This code provides a PyTorch implementation of our paper, "MM-Path: Multi-modal, Multi-granularity Path Representation Learning", which has been accepted by KDD'25. arXiv
MM-Path is a novel framework for multi-modal, multi-granularity path representation learning. It learns a generic path representation by integrating data from both road and image paths. The multi-granularity alignment component focuses on extracting path-related information, capturing both fine-grained details and coarse-grained global context. Meanwhile, the graph-based cross-modal residual fusion component effectively merges heterogeneous cross-modal data.
- The road networks are sourced from OpenStreetMap, details of which are available at https://www.openstreetmap.org. The processed path data can be downloaded in this link, and then need to be decompressed into a folder called
data/
. - Remote sensing images can be accessed through the Google Earth Engine API. Please refer to https://earthengine.google.com/. Each image listed in
data/Xian/image_long_lat.csv
is 500$\times$ 500 pixels, with each pixel corresponding to 2 meters on the earth. Subsequently, each image is divided into 4$\times$ 4 patches, named as {image_name}_{split_number}.png. Finally, the pre-trained ResNet-50 model is utilized to extract the image embeddings from these patches.
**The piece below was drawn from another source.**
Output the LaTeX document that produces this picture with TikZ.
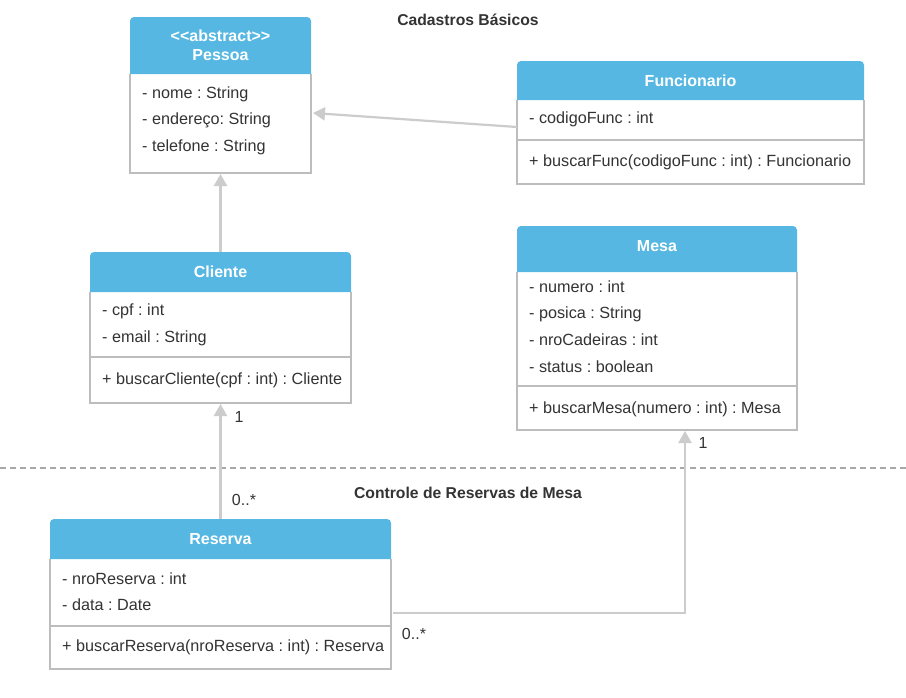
\documentclass[tikz,border=0pt]{standalone}
\usepackage{fontspec}
\setmainfont{Liberation Sans}[Ligatures=TeXOff]
\frenchspacing
\usetikzlibrary{arrows.meta,calc}
\definecolor{hdr}{HTML}{56B8E2}
\definecolor{brd}{HTML}{BDBDBD}
\definecolor{lnk}{HTML}{CCCCCC}
\definecolor{txt}{HTML}{333333}
\definecolor{dsh}{HTML}{A8A8A8}
\tikzset{
  classbox/.style={draw=none,inner sep=0pt,outer sep=0pt,anchor=north west},
  body/.style={draw=brd,line width=1.6pt},
  headfill/.style={fill=hdr},
  sep/.style={draw=brd,line width=1.6pt},
  hdtext/.style={text=white,font=\fontsize{16}{19}\selectfont\bfseries\frenchspacing,align=center,inner sep=0pt},
  row/.style={text=txt,font=\fontsize{16.2}{19}\selectfont\frenchspacing,anchor=west,inner sep=0pt,yshift=-1.2pt},
  title/.style={text=txt,font=\fontsize{15.7}{18}\selectfont\bfseries\frenchspacing,inner sep=0pt},
  mult/.style={text=txt,font=\fontsize{16}{19}\selectfont,inner sep=0pt},
  link/.style={draw=lnk,line width=2.2pt},
  inh/.style={link,-{Triangle[length=12pt,width=13pt,fill=lnk]}},
}
% \umlbox{name}{x1}{y1}{x2}{y2}{yhead}
\newcommand{\umlbox}[6]{%
  \node[classbox,minimum width={(#4-#2)*1pt},minimum height={(#5-#3)*1pt}] (#1) at (#2,#3) {};
  \draw[body] (#2,#6) -- (#2,#5) -- (#4,#5) -- (#4,#6);
  \fill[headfill] (#2,#6) [rounded corners=4pt] -- (#2,#3) -- (#4,#3) [sharp corners] -- (#4,#6) -- cycle;
}
\begin{document}
\begin{tikzpicture}[x=1pt,y=-1pt]
\useasboundingbox (0,0) rectangle (906,697);
\fill[white] (0,0) rectangle (906,697);

% section titles and separator
\node[title] (t1) at (468,20) {Cadastros Básicos};
\node[title] (t2) at (468,493) {Controle de Reservas de Mesa};
\coordinate (dl) at (0,468);
\coordinate (dr) at (906,468);
\draw[dsh,line width=1.2pt,dash pattern=on 6pt off 4pt] (dl) -- (dr);

% Pessoa
\umlbox{pessoa}{130}{17}{311}{173}{74}
\node[hdtext] (pessoaH) at (220.5,45.5) {<<abstract>>\\Pessoa};
\node[row] (p1) at (142,93) {- nome : String};
\node[row] (p2) at (142,119) {- endereço: String};
\node[row] (p3) at (142,146) {- telefone : String};

% Funcionario
\umlbox{func}{517}{61}{864}{184}{100}
\node[hdtext] (funcH) at (690.5,81) {Funcionario};
\node[row] (f1) at (529,118) {- codigoFunc : int};
\draw[sep] (517,140) -- (864,140);
\node[row] (f2) at (529,161) {+ buscarFunc(codigoFunc : int) : Funcionario};

% Cliente
\umlbox{cliente}{90}{252}{351}{403}{292}
\node[hdtext] (clienteH) at (220.5,272) {Cliente};
\node[row] (c1) at (102,310) {- cpf : int};
\node[row] (c2) at (102,337) {- email : String};
\draw[sep] (90,357) -- (351,357);
\node[row] (c3) at (102,379) {+ buscarCliente(cpf : int) : Cliente};

% Mesa
\umlbox{mesa}{517}{226}{797}{430}{272}
\node[hdtext] (mesaH) at (657,246) {Mesa};
\node[row] (m1) at (529,286) {- numero : int};
\node[row] (m2) at (529,313) {- posica : String};
\node[row] (m3) at (529,339) {- nroCadeiras : int};
\node[row] (m4) at (529,366) {- status : boolean};
\draw[sep] (517,386) -- (797,386);
\node[row] (m5) at (529,408) {+ buscarMesa(numero : int) : Mesa};

% Reserva
\umlbox{reserva}{50}{519}{391}{669}{559}
\node[hdtext] (reservaH) at (220.5,539) {Reserva};
\node[row] (r1) at (62,578) {- nroReserva : int};
\node[row] (r2) at (62,604) {- data : Date};
\draw[sep] (50,626) -- (391,626);
\node[row] (r3) at (62,646) {+ buscarReserva(nroReserva : int) : Reserva};

% connectors
\draw[inh] ($(func.north west)+(0,66)$) -- ($(pessoa.north east)+(2,96)$);
\draw[inh] (cliente.north) -- ($(pessoa.south)+(0,1)$);
\draw[inh] (reserva.north) -- ($(cliente.south)+(0,1)$);
\coordinate (bend) at (685,613);
\draw[inh] ($(reserva.north east)+(2,94)$) -- (bend) -- ($(mesa.south west)+(168,1)$);

% multiplicities
\node[mult] (mu1) at (239,417) {1};
\node[mult] (mu2) at (244,500) {0..*};
\node[mult] (mu3) at (703,443) {1};
\node[mult] (mu4) at (414,634) {0..*};
\end{tikzpicture}
\end{document}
- PathTransformer.py: PathTransformer.py is used to extract path features.
- ImageTransformer.py: ImageTransformer.py is used to extract image features.
- MMPath.py: MMPath.py is used to integrate the entire model pipeline.
- PositionalEncoding.py: Positional encoding required for the transformer.
- GCN.py: Constructing the GCN model required for fusion.
pip install -r requirements.txt
python data/resnet50.py --city Xian --file_path IMAGE_FOLDER_PATH
python data/data.py --task pretrain --city Xian
python data/data.py --task travel_time_estimation --city Xian
python data/data.py --task path_ranking --city Xian
Complete Data Directory Structure
data/Xian
├── final_nodes.csv # node id, longitude and latitude for node in network
├── image_long_lat.csv # image name and associated longitude, latitude
├── image
│ └── resnet50.pkl # image embedding
├── node2img_patch.csv # node id and associated image name
├── node_embedding_64.csv # node embedding
├── path_ranking # finetune, valid, test data for path ranking task
│ ├── finetune.csv
│ ├── finetune.pkl
│ ├── test.csv
│ ├── test.pkl
│ ├── valid.csv
│ └── valid.pkl
├── pretrain # pretrain data
│ ├── pretrain.csv
│ └── pretrain.pkl
└── travel_time_estimation # finetune, valid, test data for travel time estimation task
├── finetune.csv
├── finetune.pkl
├── test.csv
├── test.pkl
├── valid.csv
└── valid.pkl
python main.py --city Xian --device cuda:0
# Travel Time Estimation
python -m task.travel_time_estimation --city Xian --device cuda:0
# Path Ranking
python -m task.path_ranking --city Xian --device cuda:0
This project uses data from OpenStreetMap which is available under the Open Database License (ODbL). Any modifications to the data also adhere to this license. See LICENSE for more details.